*EXERCISE*.
Begin with the line holding "Rebuild this chart", end with the line holding "const oNegErr = [1, 3, 10, 8, 4];", and repeat every line in between exactly, without pictures.

## start DATASET RECORDS

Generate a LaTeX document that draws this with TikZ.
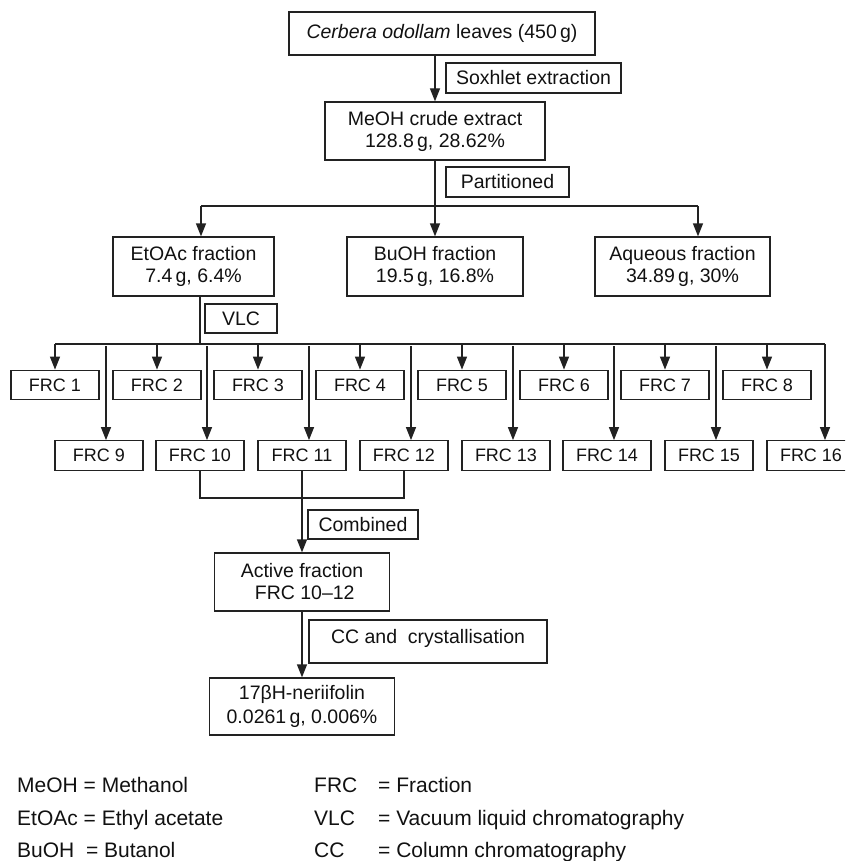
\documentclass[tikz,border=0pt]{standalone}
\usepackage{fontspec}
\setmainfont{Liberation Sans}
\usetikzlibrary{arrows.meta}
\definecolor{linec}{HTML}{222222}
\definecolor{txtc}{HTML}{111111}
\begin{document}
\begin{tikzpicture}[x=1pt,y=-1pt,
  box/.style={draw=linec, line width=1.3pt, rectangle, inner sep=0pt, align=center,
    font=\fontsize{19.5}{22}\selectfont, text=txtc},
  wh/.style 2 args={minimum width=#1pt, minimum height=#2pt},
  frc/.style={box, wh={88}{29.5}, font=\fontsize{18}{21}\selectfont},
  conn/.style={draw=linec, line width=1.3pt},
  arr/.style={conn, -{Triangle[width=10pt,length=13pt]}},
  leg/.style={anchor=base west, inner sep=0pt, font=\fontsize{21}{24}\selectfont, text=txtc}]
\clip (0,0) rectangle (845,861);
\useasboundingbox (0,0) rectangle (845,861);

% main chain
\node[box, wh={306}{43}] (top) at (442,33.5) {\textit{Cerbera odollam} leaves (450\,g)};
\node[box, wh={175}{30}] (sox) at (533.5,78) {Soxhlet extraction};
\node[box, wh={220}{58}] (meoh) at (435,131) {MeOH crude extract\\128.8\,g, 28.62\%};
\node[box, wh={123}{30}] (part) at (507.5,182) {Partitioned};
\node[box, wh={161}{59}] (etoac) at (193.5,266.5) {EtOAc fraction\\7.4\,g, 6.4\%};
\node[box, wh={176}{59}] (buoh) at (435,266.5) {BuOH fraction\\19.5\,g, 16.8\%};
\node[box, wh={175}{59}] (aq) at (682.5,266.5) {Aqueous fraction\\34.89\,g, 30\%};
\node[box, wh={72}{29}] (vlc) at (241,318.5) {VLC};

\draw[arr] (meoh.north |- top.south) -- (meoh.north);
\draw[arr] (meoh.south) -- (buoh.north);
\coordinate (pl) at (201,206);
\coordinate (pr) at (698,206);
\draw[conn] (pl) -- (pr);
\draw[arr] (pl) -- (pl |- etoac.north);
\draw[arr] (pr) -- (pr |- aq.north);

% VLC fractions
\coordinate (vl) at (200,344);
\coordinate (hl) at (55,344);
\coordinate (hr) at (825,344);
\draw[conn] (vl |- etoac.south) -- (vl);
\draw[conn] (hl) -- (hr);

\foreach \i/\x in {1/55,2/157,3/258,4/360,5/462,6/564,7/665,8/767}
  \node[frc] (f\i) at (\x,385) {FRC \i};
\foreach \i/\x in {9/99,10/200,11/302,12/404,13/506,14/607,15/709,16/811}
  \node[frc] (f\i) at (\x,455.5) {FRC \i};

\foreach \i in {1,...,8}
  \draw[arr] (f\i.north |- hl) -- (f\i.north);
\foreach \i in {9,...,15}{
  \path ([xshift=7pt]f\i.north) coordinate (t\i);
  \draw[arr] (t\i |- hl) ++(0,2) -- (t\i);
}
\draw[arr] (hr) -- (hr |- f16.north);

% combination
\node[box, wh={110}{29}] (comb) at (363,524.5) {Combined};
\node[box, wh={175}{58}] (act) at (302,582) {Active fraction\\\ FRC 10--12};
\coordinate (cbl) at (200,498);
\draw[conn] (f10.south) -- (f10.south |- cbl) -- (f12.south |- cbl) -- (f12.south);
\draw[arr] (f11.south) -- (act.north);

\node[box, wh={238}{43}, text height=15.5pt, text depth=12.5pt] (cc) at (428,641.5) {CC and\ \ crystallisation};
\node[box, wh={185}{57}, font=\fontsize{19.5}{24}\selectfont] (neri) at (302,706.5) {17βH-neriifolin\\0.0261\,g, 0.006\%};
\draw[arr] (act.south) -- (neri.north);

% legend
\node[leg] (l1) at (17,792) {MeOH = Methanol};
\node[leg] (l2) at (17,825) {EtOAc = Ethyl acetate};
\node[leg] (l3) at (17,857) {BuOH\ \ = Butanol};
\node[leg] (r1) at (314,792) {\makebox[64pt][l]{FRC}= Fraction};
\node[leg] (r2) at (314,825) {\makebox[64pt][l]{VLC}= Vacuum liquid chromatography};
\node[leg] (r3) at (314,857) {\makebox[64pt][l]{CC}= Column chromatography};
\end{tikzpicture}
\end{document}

## end DATASET RECORDS
## start DATASET RECORDS

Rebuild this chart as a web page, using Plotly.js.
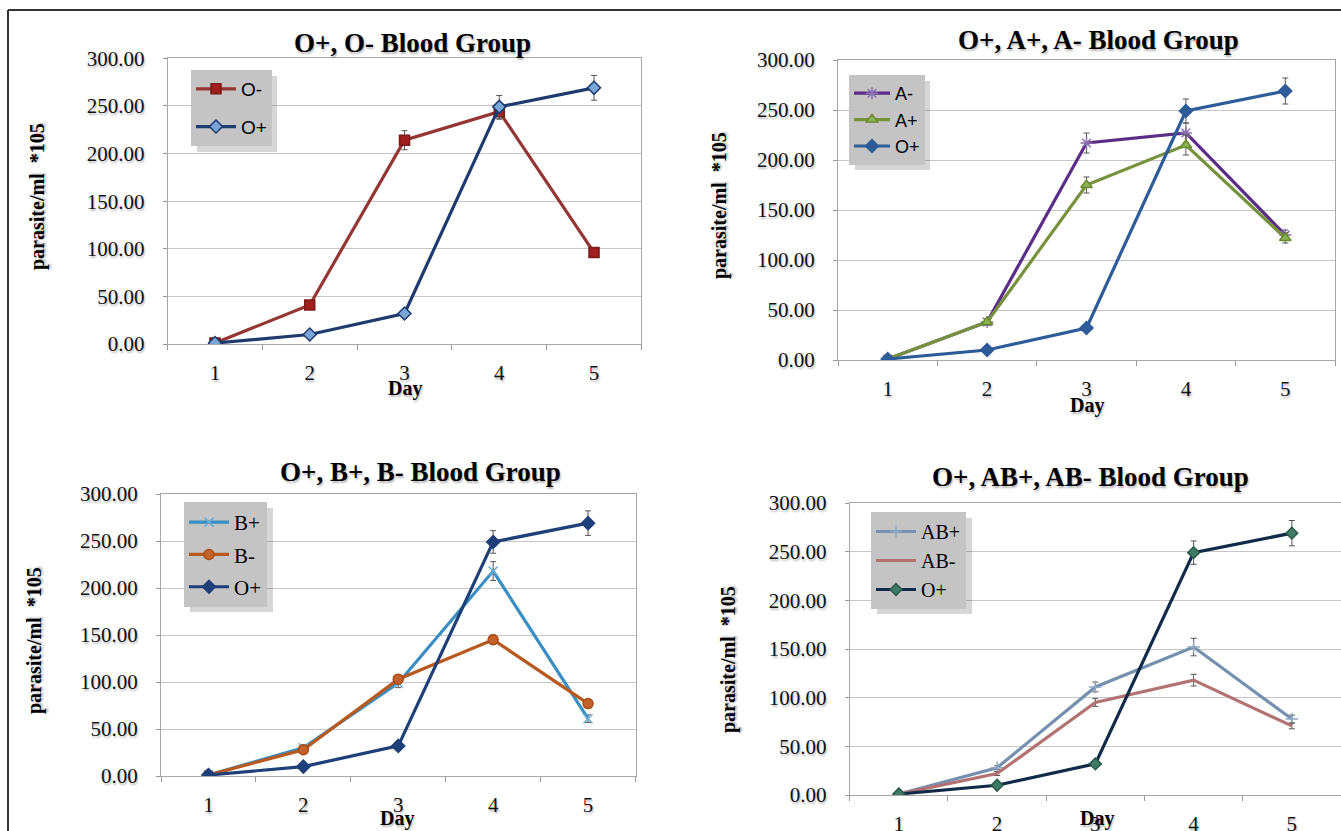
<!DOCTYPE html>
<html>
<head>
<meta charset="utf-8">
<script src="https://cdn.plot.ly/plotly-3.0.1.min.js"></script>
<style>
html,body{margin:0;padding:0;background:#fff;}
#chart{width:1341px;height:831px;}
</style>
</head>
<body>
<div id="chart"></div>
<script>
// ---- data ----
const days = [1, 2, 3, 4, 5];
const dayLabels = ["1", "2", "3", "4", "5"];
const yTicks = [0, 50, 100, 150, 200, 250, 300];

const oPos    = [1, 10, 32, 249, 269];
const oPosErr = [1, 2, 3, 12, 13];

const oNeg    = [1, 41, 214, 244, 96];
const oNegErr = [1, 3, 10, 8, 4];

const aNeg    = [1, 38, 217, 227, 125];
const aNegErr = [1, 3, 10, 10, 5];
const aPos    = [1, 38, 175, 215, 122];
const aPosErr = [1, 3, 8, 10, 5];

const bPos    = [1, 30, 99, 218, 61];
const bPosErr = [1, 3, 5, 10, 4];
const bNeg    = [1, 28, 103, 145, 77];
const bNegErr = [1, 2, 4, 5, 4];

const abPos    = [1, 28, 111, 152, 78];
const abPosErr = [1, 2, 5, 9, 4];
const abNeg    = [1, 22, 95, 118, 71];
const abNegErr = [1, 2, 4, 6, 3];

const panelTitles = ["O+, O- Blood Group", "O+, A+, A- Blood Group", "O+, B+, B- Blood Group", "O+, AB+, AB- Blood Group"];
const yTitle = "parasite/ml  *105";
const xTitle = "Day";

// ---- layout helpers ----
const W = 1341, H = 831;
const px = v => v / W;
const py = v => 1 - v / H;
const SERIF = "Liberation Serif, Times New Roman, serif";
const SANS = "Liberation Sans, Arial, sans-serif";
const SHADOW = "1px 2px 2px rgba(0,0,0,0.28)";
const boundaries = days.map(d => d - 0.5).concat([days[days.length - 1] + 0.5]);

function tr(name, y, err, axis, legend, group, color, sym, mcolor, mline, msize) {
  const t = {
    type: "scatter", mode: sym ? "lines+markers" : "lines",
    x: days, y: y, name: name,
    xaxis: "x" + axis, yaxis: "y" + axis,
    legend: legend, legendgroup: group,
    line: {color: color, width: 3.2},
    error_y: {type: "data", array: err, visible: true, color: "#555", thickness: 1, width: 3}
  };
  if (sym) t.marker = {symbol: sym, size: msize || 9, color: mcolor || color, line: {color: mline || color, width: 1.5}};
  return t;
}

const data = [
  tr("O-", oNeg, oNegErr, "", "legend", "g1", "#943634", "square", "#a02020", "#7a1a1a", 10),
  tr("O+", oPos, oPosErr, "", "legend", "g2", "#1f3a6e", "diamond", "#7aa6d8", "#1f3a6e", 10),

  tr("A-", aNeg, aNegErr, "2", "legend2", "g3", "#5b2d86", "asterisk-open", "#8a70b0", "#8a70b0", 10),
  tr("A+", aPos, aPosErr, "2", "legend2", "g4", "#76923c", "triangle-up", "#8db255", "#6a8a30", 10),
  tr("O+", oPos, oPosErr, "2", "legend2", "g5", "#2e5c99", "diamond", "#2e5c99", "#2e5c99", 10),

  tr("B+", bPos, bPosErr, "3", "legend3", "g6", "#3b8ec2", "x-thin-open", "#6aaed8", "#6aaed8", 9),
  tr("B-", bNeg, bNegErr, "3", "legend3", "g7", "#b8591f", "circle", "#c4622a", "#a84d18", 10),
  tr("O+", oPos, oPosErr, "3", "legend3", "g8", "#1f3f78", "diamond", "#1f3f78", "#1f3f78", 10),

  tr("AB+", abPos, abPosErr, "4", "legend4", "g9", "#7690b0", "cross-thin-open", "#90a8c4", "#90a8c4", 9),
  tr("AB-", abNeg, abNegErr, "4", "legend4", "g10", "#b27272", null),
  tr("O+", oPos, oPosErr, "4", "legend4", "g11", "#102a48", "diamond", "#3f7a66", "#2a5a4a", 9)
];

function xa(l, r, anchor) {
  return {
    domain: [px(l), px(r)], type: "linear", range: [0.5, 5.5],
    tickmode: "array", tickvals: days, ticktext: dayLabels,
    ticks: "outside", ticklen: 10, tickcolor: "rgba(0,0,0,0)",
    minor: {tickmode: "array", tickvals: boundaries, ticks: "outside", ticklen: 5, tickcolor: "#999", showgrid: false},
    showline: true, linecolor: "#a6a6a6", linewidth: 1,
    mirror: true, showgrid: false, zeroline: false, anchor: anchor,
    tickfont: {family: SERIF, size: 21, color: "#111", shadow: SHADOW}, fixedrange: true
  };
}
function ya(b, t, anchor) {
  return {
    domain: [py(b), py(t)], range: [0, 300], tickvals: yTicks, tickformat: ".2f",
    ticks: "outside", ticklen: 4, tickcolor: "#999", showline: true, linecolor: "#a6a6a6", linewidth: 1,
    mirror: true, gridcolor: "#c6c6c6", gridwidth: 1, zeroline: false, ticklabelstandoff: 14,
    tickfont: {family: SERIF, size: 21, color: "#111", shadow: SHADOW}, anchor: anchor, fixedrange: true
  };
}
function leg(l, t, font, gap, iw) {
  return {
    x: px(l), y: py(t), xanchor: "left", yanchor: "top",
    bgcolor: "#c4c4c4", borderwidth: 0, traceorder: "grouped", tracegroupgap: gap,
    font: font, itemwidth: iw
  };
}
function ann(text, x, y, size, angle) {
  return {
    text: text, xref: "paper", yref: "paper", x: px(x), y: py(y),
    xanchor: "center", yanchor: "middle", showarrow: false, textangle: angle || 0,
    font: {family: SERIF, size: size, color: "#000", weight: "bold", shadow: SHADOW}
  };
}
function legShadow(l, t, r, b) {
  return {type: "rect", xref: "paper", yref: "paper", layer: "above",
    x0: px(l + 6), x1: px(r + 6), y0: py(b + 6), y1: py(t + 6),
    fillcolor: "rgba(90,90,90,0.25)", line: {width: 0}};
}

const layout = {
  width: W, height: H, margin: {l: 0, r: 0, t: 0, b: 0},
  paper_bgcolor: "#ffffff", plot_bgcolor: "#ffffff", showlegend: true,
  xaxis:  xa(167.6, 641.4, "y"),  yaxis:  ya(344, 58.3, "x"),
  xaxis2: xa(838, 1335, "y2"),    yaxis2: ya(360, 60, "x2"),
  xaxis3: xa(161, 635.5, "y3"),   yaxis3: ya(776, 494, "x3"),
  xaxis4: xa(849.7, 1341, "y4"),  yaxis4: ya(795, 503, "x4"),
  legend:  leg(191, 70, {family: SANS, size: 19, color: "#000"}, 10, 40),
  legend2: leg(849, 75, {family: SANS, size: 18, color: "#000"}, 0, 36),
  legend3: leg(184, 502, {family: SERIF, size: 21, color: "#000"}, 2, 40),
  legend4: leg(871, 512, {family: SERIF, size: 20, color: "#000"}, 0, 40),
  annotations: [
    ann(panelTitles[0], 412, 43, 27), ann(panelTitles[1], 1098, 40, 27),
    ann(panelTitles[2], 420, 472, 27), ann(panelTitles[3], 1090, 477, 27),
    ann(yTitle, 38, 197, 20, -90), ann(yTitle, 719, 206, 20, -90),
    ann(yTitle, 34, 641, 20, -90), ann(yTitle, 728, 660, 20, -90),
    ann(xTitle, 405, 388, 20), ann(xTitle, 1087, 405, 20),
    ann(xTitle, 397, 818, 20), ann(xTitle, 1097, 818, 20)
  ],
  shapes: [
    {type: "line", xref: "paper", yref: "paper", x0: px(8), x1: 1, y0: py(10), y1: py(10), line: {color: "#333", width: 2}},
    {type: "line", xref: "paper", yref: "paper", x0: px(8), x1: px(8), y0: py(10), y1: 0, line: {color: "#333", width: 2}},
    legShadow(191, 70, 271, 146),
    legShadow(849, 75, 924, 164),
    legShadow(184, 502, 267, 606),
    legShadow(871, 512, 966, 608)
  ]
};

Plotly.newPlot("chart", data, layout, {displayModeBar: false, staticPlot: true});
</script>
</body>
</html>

## end DATASET RECORDS

*TASK ANSWER*.
Rebuild this chart as a web page, using Plotly.js.
<!DOCTYPE html>
<html>
<head>
<meta charset="utf-8">
<script src="https://cdn.plot.ly/plotly-3.0.1.min.js"></script>
<style>
html,body{margin:0;padding:0;background:#fff;}
#chart{width:1341px;height:831px;}
</style>
</head>
<body>
<div id="chart"></div>
<script>
// ---- data ----
const days = [1, 2, 3, 4, 5];
const dayLabels = ["1", "2", "3", "4", "5"];
const yTicks = [0, 50, 100, 150, 200, 250, 300];

const oPos    = [1, 10, 32, 249, 269];
const oPosErr = [1, 2, 3, 12, 13];

const oNeg    = [1, 41, 214, 244, 96];
const oNegErr = [1, 3, 10, 8, 4];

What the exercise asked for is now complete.